**What is required**:
Look at the data below and print exactly the lines from its first line through the line with "3, 3, 3, 4, 3]"; the pictures stay out of the copy.

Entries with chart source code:
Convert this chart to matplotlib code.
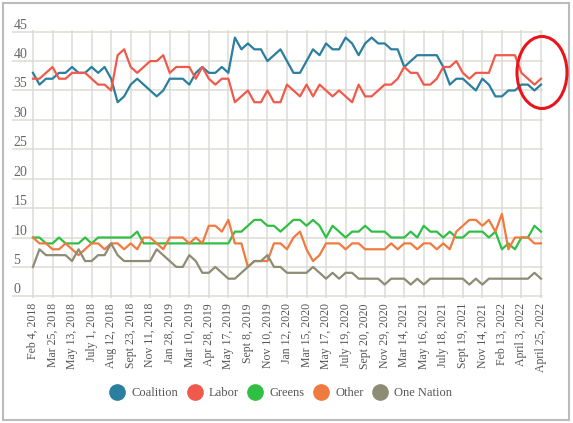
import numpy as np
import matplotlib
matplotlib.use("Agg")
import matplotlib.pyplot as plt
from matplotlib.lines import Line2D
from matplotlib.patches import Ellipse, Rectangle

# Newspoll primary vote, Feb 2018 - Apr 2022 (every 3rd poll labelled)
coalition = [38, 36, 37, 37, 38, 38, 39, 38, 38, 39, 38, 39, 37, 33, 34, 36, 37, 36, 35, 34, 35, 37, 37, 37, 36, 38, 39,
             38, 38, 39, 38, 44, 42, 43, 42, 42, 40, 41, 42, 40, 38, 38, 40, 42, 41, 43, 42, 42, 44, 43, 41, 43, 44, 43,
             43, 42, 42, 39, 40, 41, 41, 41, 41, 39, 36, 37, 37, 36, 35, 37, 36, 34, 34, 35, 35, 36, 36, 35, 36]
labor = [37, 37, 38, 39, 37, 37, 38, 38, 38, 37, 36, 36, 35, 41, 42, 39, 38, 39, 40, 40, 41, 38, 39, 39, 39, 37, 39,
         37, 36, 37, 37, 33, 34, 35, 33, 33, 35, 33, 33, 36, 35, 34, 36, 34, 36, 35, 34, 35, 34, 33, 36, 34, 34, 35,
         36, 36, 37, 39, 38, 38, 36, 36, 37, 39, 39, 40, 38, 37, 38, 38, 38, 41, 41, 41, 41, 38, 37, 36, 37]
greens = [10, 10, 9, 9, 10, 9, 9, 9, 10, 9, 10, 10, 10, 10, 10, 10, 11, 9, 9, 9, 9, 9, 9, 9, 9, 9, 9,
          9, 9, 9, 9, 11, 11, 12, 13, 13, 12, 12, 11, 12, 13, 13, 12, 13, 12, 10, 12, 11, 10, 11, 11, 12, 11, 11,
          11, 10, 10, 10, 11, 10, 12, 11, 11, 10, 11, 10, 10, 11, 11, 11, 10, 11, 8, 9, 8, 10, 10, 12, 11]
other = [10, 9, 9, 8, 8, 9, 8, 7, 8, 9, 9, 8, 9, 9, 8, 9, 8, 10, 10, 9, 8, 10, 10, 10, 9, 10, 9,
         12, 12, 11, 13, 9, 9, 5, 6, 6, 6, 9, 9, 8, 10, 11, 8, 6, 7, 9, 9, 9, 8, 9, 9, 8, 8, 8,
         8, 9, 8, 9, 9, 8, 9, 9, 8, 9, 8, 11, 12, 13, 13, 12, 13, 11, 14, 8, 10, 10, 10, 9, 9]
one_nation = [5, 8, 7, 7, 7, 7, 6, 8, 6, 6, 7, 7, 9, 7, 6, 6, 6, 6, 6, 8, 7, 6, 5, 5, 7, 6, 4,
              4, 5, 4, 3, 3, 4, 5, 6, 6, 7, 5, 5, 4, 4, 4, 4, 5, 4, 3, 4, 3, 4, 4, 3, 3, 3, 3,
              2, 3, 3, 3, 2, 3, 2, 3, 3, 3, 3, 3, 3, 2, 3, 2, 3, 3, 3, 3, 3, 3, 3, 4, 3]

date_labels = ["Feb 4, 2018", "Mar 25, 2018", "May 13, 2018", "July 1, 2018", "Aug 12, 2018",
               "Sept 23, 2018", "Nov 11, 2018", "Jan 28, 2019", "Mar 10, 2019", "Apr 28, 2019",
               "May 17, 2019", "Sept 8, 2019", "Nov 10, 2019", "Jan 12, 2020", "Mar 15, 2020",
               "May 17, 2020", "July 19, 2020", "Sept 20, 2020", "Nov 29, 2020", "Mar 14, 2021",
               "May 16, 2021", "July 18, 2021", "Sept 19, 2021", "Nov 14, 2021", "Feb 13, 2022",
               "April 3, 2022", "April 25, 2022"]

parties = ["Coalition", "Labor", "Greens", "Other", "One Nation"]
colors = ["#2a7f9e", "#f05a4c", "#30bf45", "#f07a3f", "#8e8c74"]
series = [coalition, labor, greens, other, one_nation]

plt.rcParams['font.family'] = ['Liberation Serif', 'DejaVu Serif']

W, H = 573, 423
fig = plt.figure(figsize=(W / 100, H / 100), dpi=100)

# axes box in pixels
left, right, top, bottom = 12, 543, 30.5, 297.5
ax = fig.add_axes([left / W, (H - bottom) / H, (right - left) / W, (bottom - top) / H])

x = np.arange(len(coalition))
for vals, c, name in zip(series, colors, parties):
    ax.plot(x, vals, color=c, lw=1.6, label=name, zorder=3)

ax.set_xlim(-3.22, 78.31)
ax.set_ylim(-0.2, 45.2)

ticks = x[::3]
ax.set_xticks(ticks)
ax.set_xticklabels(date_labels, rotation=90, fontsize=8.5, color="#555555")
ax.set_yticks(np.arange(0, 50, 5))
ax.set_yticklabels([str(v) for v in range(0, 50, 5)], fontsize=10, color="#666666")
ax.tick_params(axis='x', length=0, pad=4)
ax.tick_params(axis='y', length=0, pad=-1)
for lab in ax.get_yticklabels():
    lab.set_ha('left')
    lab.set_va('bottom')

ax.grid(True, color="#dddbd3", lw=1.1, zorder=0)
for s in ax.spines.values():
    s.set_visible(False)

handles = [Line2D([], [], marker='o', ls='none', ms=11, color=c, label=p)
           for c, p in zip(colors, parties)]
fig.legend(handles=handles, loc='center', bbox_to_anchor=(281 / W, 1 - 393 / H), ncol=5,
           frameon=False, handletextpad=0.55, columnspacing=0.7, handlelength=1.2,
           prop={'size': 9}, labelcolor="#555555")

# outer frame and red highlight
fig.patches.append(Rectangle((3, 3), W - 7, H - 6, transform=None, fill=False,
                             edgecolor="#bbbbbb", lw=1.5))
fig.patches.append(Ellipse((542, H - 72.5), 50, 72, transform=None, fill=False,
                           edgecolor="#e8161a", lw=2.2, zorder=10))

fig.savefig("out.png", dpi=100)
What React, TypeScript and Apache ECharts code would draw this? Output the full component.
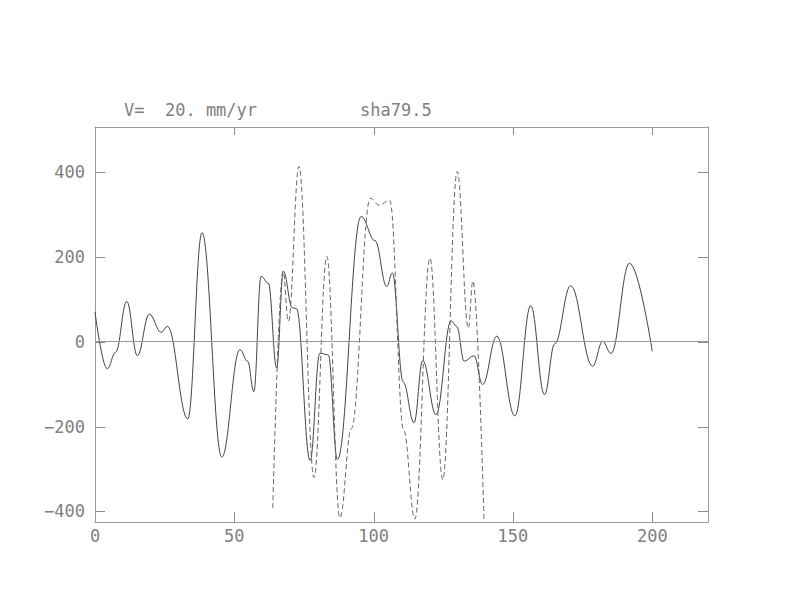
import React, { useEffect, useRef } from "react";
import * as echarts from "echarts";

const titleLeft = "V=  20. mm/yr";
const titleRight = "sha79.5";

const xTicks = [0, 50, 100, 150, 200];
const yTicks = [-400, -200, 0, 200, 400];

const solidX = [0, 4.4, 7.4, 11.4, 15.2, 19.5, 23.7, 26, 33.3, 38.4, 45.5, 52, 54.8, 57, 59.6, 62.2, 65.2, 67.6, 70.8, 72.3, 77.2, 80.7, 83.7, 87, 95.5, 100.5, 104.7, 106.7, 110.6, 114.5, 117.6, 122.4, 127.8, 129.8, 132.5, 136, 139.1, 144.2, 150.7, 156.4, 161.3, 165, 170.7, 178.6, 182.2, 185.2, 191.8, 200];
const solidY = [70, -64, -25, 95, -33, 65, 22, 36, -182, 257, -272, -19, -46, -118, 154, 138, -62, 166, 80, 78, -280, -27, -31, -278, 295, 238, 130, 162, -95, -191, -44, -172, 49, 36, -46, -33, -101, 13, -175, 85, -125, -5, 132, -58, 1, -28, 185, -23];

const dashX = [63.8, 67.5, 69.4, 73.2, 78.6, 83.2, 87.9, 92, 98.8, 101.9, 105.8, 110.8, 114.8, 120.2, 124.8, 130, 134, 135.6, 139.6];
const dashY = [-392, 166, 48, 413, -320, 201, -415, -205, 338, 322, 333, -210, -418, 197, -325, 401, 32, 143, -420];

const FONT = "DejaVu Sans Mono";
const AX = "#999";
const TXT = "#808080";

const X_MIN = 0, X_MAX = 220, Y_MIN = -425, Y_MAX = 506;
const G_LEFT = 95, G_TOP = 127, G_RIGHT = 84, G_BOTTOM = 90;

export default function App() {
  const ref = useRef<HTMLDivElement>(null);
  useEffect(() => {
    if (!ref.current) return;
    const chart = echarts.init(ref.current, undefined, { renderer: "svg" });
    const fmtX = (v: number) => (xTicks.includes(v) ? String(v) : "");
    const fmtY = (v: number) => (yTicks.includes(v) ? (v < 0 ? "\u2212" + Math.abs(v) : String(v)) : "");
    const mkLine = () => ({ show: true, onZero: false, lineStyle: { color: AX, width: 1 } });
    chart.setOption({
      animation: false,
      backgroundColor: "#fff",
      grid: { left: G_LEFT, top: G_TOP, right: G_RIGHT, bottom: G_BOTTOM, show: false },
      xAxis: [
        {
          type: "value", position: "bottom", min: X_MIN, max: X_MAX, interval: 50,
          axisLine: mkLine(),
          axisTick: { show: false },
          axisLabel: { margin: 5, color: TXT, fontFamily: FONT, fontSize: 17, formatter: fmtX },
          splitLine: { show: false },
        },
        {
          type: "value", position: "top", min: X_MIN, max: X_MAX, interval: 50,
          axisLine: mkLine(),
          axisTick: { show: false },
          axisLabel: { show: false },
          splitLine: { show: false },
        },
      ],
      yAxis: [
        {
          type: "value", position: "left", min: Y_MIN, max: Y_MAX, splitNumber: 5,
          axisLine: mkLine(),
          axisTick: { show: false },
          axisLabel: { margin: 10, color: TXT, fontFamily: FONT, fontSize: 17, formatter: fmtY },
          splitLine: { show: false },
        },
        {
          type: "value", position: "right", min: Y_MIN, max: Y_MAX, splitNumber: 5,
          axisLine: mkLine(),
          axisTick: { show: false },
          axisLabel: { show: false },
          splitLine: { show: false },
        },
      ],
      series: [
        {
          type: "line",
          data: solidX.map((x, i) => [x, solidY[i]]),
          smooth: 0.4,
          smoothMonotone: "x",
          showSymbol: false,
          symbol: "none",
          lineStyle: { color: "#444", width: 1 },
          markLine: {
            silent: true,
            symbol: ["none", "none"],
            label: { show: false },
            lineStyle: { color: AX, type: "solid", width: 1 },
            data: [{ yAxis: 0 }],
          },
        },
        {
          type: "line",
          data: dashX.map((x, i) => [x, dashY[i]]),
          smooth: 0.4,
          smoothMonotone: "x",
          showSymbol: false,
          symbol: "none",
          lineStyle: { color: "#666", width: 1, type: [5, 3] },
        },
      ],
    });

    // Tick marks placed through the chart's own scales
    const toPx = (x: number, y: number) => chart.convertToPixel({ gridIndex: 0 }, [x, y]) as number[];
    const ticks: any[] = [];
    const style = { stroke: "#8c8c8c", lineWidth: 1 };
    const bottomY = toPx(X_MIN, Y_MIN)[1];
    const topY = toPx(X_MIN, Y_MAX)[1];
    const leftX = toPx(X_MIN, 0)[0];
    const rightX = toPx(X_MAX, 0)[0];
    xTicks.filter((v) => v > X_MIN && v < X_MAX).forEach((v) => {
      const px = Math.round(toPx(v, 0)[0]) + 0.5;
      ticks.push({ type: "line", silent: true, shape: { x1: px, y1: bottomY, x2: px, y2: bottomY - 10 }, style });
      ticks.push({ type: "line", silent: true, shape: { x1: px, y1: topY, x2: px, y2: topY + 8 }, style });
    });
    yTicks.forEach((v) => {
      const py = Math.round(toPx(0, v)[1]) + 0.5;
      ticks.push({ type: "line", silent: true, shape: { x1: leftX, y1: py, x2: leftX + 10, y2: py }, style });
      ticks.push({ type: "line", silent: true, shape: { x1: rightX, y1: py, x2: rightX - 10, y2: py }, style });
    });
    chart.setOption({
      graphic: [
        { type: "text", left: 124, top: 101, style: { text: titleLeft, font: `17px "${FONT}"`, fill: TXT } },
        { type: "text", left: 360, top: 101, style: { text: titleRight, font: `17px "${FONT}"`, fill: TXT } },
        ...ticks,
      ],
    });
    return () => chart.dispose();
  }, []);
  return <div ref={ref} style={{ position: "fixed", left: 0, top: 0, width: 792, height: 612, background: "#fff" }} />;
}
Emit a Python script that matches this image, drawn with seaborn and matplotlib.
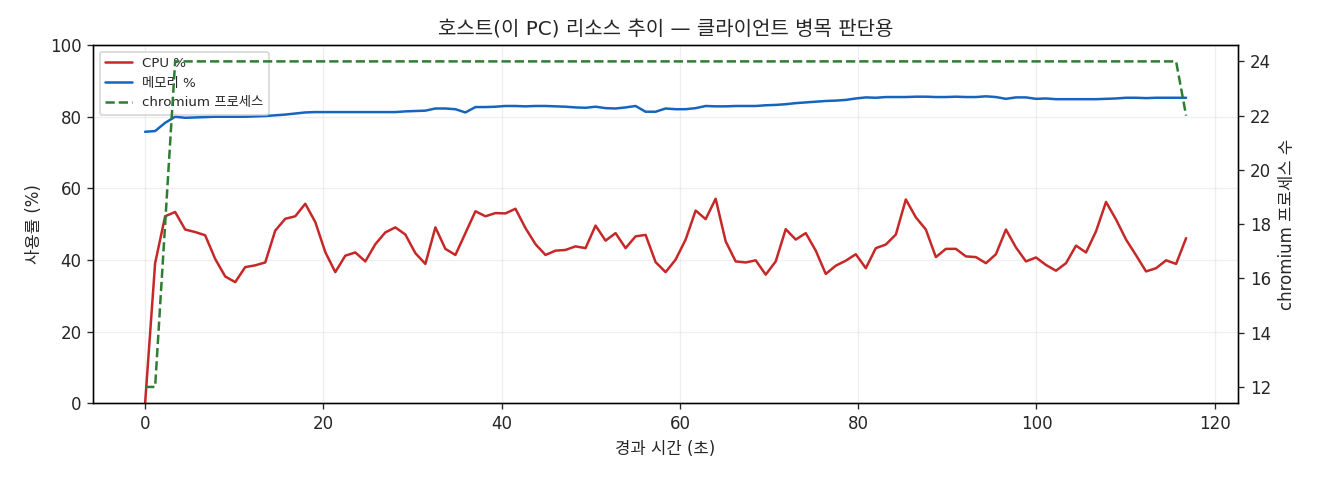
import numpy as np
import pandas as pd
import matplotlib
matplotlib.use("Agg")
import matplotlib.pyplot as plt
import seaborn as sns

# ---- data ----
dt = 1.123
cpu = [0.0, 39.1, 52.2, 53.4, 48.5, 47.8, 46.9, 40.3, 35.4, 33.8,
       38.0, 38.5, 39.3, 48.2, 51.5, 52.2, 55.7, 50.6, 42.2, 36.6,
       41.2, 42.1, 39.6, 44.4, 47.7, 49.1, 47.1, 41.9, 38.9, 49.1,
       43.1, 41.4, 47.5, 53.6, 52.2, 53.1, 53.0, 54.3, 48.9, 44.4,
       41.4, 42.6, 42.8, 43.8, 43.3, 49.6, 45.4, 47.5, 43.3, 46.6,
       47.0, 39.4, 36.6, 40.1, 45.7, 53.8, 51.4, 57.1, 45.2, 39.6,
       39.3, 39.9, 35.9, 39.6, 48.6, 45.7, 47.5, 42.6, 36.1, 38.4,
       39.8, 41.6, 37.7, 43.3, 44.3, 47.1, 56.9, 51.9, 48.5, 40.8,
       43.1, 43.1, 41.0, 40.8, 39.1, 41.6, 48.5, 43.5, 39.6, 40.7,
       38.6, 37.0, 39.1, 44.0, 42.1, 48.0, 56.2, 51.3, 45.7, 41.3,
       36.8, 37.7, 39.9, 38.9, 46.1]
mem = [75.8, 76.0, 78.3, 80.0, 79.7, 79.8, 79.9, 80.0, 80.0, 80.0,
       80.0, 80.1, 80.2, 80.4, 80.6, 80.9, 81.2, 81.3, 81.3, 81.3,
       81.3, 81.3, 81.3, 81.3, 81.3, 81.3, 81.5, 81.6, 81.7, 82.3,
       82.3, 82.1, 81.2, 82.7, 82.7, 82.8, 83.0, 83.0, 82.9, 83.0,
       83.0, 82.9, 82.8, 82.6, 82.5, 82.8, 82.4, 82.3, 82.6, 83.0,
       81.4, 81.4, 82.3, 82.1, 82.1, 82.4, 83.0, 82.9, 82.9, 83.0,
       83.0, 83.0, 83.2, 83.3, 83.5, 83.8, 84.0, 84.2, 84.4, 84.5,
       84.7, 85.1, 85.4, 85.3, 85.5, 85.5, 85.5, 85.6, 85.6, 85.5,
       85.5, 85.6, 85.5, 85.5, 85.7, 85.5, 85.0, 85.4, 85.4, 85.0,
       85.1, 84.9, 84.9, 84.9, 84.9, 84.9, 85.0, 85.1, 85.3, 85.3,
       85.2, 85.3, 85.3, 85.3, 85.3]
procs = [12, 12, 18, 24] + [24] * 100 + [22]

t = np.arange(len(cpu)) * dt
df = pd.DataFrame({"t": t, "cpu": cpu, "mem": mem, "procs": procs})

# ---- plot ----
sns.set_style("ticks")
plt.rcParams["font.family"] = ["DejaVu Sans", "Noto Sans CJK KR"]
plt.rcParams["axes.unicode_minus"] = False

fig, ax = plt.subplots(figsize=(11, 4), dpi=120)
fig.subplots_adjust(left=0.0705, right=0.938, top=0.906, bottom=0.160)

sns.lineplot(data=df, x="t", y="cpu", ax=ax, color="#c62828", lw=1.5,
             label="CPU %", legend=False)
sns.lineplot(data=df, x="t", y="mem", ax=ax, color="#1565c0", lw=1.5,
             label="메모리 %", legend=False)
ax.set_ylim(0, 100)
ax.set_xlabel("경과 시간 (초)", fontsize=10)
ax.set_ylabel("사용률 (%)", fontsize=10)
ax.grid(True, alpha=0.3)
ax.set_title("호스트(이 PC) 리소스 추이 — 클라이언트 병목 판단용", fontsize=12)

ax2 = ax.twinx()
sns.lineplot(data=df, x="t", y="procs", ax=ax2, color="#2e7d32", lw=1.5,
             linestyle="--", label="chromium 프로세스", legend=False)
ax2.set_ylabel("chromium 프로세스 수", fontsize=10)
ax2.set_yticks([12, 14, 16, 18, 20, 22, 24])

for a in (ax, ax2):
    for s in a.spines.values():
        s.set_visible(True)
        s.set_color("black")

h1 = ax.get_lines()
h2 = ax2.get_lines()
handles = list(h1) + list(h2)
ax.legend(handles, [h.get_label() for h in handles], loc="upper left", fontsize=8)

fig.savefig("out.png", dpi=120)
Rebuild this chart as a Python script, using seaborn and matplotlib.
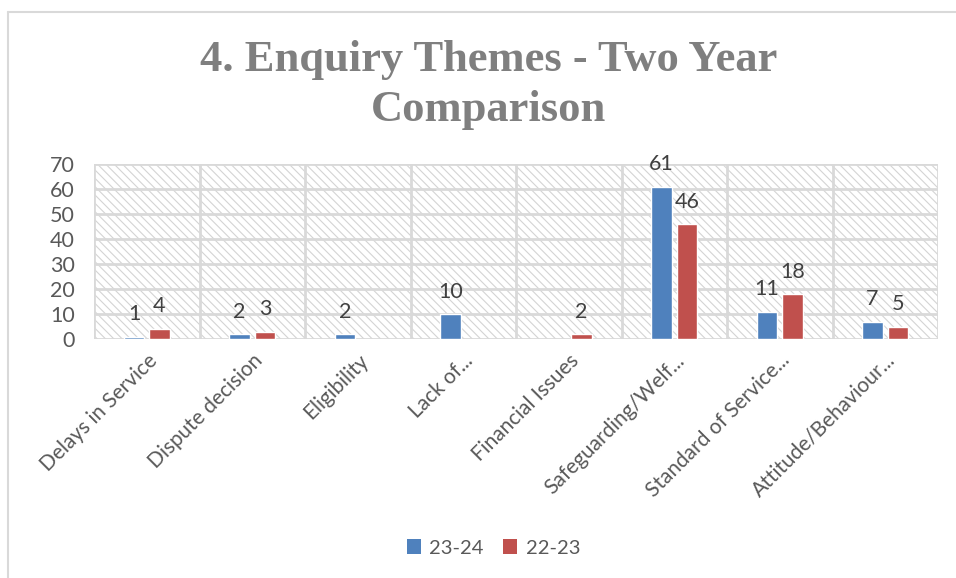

**Correct result**:
Convert this chart to matplotlib code.
import numpy as np
import matplotlib
matplotlib.use("Agg")
import matplotlib.pyplot as plt
from matplotlib.lines import Line2D
from matplotlib.patches import Ellipse, Rectangle

# Newspoll primary vote, Feb 2018 - Apr 2022 (every 3rd poll labelled)
coalition = [38, 36, 37, 37, 38, 38, 39, 38, 38, 39, 38, 39, 37, 33, 34, 36, 37, 36, 35, 34, 35, 37, 37, 37, 36, 38, 39,
             38, 38, 39, 38, 44, 42, 43, 42, 42, 40, 41, 42, 40, 38, 38, 40, 42, 41, 43, 42, 42, 44, 43, 41, 43, 44, 43,
             43, 42, 42, 39, 40, 41, 41, 41, 41, 39, 36, 37, 37, 36, 35, 37, 36, 34, 34, 35, 35, 36, 36, 35, 36]
labor = [37, 37, 38, 39, 37, 37, 38, 38, 38, 37, 36, 36, 35, 41, 42, 39, 38, 39, 40, 40, 41, 38, 39, 39, 39, 37, 39,
         37, 36, 37, 37, 33, 34, 35, 33, 33, 35, 33, 33, 36, 35, 34, 36, 34, 36, 35, 34, 35, 34, 33, 36, 34, 34, 35,
         36, 36, 37, 39, 38, 38, 36, 36, 37, 39, 39, 40, 38, 37, 38, 38, 38, 41, 41, 41, 41, 38, 37, 36, 37]
greens = [10, 10, 9, 9, 10, 9, 9, 9, 10, 9, 10, 10, 10, 10, 10, 10, 11, 9, 9, 9, 9, 9, 9, 9, 9, 9, 9,
          9, 9, 9, 9, 11, 11, 12, 13, 13, 12, 12, 11, 12, 13, 13, 12, 13, 12, 10, 12, 11, 10, 11, 11, 12, 11, 11,
          11, 10, 10, 10, 11, 10, 12, 11, 11, 10, 11, 10, 10, 11, 11, 11, 10, 11, 8, 9, 8, 10, 10, 12, 11]
other = [10, 9, 9, 8, 8, 9, 8, 7, 8, 9, 9, 8, 9, 9, 8, 9, 8, 10, 10, 9, 8, 10, 10, 10, 9, 10, 9,
         12, 12, 11, 13, 9, 9, 5, 6, 6, 6, 9, 9, 8, 10, 11, 8, 6, 7, 9, 9, 9, 8, 9, 9, 8, 8, 8,
         8, 9, 8, 9, 9, 8, 9, 9, 8, 9, 8, 11, 12, 13, 13, 12, 13, 11, 14, 8, 10, 10, 10, 9, 9]
one_nation = [5, 8, 7, 7, 7, 7, 6, 8, 6, 6, 7, 7, 9, 7, 6, 6, 6, 6, 6, 8, 7, 6, 5, 5, 7, 6, 4,
              4, 5, 4, 3, 3, 4, 5, 6, 6, 7, 5, 5, 4, 4, 4, 4, 5, 4, 3, 4, 3, 4, 4, 3, 3, 3, 3,
              2, 3, 3, 3, 2, 3, 2, 3, 3, 3, 3, 3, 3, 2, 3, 2, 3, 3, 3, 3, 3, 3, 3, 4, 3]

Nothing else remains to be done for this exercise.